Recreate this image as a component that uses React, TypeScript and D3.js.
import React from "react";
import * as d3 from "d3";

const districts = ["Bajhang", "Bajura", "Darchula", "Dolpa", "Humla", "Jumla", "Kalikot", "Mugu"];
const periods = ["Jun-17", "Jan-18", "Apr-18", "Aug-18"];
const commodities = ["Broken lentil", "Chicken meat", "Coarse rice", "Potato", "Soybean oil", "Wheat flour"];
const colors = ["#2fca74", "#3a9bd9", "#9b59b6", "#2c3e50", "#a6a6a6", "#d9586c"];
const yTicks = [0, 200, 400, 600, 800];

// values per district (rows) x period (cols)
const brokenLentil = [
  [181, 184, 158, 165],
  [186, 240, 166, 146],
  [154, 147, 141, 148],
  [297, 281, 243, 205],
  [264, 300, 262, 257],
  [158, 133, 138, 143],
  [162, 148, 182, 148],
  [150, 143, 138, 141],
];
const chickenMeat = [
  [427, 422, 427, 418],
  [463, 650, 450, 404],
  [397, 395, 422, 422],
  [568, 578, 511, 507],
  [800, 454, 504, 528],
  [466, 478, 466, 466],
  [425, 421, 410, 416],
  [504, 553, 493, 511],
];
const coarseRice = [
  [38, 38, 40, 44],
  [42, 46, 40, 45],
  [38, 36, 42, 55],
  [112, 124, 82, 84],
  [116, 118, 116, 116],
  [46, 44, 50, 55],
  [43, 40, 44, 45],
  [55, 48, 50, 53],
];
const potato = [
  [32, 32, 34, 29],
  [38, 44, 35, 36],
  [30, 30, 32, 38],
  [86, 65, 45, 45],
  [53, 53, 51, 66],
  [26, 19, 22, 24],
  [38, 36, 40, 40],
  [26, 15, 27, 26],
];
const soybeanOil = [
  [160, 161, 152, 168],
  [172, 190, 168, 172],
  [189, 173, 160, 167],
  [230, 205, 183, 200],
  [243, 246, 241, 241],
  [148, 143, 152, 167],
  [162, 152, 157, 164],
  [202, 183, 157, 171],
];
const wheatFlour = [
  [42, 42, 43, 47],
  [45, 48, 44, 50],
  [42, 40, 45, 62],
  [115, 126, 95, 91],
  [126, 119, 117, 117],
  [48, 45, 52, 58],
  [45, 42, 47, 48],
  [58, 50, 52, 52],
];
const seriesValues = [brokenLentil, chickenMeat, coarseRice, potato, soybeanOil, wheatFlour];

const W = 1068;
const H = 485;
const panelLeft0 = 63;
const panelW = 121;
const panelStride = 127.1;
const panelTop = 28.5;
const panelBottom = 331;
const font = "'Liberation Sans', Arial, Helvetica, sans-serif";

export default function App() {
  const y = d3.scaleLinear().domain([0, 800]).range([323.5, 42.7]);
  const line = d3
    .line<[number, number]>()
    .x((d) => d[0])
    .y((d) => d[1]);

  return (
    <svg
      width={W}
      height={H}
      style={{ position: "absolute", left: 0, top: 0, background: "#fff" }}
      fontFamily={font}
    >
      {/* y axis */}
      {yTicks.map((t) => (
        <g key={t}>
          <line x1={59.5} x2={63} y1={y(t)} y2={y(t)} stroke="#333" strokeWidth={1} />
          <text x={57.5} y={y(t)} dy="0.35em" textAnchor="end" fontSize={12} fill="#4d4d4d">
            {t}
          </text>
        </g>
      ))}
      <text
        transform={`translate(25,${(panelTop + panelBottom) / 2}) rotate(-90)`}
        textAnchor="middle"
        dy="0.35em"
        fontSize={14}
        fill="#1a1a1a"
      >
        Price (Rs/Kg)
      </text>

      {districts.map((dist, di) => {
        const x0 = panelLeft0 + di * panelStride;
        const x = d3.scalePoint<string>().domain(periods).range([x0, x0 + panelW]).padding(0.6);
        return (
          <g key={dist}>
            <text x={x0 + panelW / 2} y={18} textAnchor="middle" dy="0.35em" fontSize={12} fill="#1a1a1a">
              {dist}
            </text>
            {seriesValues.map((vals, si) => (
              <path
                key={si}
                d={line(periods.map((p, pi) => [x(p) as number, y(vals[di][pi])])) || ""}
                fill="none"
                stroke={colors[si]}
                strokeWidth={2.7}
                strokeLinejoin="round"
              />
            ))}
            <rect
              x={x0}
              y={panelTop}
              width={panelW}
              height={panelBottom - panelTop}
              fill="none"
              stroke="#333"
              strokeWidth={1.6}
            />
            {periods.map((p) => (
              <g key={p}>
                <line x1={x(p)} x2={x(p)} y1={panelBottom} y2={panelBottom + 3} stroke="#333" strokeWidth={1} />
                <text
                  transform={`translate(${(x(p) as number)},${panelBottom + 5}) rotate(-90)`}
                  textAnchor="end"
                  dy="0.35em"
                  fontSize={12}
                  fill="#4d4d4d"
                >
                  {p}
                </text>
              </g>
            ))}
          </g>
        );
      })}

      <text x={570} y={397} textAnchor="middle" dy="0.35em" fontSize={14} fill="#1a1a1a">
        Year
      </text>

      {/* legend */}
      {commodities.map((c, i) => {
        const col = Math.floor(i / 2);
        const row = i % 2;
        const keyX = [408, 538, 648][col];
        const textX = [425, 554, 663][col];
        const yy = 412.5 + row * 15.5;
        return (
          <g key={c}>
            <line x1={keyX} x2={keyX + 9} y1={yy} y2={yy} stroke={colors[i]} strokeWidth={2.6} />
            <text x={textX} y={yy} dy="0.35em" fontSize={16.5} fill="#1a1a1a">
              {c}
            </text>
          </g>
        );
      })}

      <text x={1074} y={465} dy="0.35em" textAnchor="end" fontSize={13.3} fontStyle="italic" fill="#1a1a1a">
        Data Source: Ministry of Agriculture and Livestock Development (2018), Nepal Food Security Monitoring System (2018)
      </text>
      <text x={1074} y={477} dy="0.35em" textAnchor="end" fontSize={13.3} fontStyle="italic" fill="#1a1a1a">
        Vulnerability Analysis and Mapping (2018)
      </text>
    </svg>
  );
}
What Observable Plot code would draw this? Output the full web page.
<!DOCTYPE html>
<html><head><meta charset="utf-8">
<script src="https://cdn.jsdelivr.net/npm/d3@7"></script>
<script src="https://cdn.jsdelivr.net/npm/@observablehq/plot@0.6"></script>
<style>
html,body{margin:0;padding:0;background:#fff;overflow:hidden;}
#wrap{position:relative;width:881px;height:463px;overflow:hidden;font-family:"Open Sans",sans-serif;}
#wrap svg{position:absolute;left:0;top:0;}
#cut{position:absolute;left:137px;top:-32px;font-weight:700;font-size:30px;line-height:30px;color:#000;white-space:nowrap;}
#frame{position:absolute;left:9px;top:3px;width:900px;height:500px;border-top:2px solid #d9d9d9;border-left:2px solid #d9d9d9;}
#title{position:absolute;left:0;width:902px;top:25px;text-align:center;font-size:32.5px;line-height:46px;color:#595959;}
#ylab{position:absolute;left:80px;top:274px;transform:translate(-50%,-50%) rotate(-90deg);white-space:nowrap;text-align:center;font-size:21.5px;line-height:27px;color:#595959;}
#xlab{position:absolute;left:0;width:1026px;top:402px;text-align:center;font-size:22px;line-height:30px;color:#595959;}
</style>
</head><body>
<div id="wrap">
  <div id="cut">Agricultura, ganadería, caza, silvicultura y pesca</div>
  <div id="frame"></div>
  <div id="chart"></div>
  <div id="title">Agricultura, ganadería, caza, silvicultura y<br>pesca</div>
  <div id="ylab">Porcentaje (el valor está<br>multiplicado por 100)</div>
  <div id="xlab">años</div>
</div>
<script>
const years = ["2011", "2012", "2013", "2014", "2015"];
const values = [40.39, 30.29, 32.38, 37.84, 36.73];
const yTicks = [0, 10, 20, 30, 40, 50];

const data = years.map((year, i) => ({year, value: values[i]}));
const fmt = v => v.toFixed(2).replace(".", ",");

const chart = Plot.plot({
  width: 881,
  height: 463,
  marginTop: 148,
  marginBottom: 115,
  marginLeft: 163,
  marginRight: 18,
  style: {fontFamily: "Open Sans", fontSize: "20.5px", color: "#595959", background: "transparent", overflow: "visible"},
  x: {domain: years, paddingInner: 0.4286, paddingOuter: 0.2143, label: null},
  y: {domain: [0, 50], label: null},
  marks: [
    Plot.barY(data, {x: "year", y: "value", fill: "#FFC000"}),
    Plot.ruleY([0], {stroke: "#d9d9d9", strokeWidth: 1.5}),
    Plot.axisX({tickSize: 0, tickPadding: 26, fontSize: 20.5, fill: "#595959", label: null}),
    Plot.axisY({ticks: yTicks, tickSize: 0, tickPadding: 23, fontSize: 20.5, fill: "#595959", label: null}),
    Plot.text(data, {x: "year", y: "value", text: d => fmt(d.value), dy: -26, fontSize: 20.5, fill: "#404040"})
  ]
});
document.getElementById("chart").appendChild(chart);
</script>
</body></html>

* * *

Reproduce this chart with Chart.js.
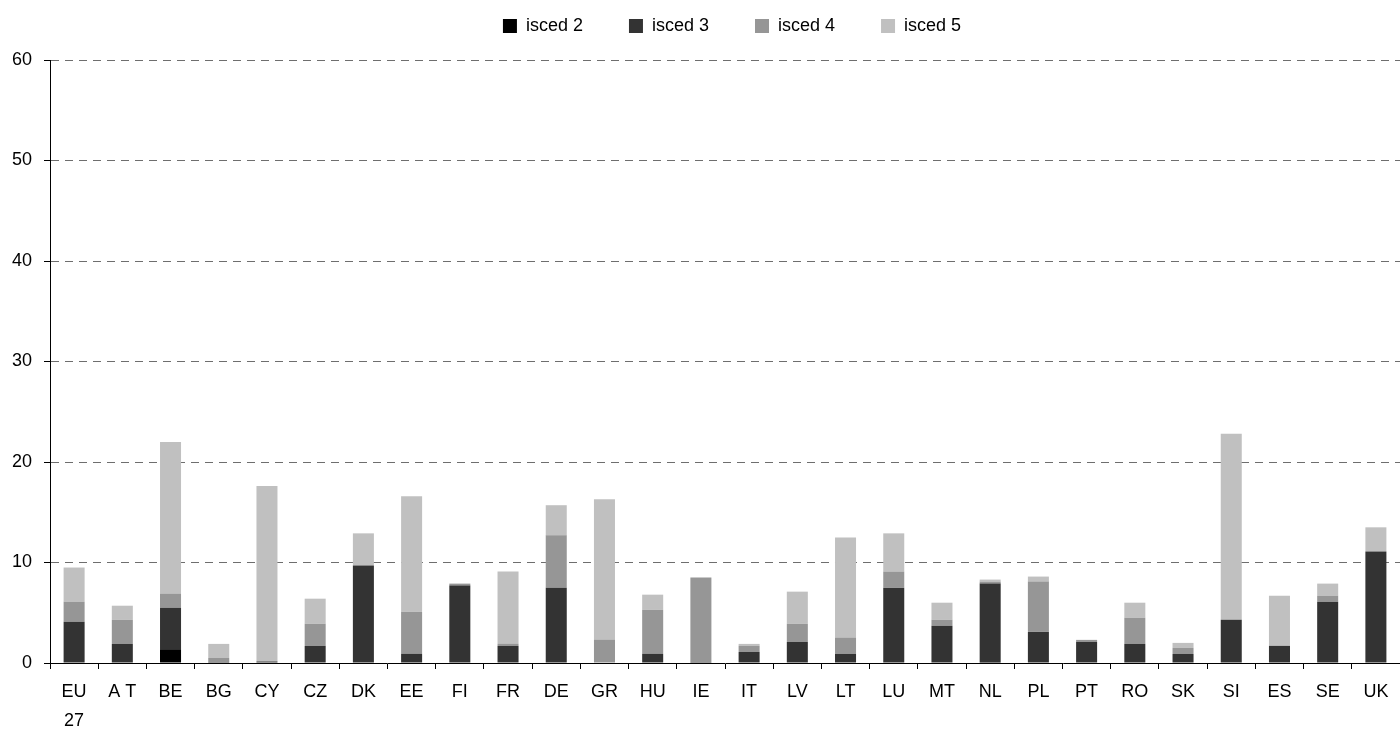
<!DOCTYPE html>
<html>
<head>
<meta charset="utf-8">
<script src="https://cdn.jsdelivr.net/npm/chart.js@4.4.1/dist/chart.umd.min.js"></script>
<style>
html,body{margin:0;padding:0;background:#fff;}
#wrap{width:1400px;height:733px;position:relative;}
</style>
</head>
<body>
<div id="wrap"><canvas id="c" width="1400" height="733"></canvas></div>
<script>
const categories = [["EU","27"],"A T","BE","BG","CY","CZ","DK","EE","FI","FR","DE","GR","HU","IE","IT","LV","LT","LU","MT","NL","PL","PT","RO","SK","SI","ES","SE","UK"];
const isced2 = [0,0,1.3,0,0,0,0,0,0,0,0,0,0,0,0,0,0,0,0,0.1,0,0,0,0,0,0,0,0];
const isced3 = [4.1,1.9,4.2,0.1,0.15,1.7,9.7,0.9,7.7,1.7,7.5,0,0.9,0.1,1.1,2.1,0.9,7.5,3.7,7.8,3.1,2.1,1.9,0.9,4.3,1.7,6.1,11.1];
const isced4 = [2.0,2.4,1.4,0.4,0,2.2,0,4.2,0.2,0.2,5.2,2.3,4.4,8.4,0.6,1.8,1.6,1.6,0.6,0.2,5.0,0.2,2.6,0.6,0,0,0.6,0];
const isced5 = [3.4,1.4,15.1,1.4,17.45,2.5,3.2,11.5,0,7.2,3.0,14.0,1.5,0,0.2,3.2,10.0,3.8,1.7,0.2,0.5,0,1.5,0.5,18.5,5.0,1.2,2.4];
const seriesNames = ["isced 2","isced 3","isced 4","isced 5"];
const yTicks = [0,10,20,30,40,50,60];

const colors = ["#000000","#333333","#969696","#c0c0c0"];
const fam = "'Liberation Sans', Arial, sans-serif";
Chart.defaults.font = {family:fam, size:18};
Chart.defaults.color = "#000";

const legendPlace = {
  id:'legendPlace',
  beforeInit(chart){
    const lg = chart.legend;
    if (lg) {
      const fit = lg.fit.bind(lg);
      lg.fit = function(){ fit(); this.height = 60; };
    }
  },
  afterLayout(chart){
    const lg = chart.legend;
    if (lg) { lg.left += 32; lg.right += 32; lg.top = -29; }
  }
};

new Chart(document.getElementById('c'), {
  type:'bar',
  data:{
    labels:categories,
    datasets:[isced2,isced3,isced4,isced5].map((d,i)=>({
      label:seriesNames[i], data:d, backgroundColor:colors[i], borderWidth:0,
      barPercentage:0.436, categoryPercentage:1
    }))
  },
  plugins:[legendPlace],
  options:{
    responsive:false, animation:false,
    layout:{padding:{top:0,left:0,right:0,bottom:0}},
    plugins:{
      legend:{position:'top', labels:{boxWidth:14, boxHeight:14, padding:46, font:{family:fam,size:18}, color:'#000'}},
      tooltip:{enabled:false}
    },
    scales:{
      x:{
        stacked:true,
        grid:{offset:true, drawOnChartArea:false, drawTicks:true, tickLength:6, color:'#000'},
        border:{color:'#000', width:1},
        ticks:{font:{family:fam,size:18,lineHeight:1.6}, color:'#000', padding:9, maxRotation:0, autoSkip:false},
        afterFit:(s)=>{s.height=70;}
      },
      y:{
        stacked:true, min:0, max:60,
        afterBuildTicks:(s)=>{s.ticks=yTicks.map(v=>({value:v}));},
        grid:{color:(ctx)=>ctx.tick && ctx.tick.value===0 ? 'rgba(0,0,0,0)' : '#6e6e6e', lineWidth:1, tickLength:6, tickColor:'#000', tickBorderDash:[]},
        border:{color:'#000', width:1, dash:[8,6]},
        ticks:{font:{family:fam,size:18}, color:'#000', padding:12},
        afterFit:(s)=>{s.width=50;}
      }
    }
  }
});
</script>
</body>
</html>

...

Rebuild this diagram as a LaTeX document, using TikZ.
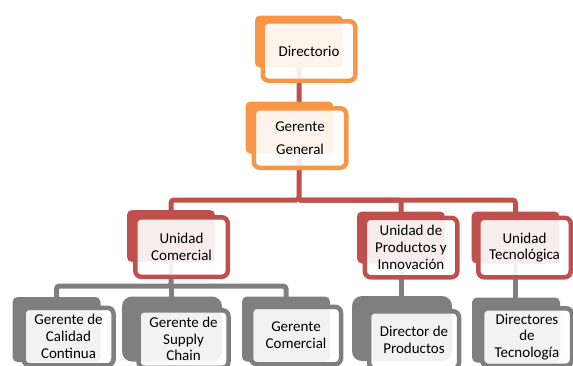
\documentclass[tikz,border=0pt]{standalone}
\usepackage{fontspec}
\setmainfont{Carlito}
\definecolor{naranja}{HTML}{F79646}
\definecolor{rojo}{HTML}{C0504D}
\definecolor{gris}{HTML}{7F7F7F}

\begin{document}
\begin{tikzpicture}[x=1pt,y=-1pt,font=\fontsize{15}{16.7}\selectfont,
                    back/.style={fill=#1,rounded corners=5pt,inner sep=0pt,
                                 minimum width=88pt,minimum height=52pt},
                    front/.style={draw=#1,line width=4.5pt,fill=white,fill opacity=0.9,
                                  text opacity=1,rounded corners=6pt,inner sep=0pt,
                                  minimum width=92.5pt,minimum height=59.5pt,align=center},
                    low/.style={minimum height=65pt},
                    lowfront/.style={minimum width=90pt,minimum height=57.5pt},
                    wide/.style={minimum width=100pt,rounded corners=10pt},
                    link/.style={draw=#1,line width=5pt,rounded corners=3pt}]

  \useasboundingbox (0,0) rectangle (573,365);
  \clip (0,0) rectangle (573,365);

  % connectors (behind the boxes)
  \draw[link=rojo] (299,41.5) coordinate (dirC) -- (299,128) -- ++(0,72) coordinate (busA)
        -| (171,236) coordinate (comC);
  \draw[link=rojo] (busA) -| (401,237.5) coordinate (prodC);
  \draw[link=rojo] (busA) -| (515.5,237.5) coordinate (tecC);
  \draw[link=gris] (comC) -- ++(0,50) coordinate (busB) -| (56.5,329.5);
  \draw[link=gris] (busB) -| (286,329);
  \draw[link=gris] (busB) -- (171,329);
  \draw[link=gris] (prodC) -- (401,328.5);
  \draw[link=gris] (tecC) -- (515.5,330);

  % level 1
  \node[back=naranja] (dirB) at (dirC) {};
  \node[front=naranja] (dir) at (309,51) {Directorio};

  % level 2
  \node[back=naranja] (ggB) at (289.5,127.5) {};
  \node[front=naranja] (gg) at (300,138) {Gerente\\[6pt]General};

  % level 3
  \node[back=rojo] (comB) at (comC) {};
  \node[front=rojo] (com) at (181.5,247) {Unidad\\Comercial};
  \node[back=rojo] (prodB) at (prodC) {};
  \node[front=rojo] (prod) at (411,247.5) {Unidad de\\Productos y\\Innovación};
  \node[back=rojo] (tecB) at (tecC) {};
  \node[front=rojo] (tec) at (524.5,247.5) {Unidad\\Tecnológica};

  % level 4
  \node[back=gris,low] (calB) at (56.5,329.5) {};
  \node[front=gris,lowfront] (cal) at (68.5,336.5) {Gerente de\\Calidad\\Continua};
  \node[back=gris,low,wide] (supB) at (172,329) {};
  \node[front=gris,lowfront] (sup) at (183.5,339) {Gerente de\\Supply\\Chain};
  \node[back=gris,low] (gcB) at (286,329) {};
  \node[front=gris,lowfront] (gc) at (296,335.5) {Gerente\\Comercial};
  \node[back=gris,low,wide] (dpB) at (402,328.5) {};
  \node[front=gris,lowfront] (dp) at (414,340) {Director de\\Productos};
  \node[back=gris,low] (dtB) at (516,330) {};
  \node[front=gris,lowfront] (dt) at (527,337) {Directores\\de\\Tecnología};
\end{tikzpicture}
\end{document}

◆ Exercise instructions: Repeat, unchanged, every line from the one that contains "Recreate this image" to the one that contains "const yTicks = [0, 200, 400, 600, 800];", including both, and no other line.

◆ Result for this task:
Recreate this image as a component that uses React, TypeScript and D3.js.
import React from "react";
import * as d3 from "d3";

const districts = ["Bajhang", "Bajura", "Darchula", "Dolpa", "Humla", "Jumla", "Kalikot", "Mugu"];
const periods = ["Jun-17", "Jan-18", "Apr-18", "Aug-18"];
const commodities = ["Broken lentil", "Chicken meat", "Coarse rice", "Potato", "Soybean oil", "Wheat flour"];
const colors = ["#2fca74", "#3a9bd9", "#9b59b6", "#2c3e50", "#a6a6a6", "#d9586c"];
const yTicks = [0, 200, 400, 600, 800];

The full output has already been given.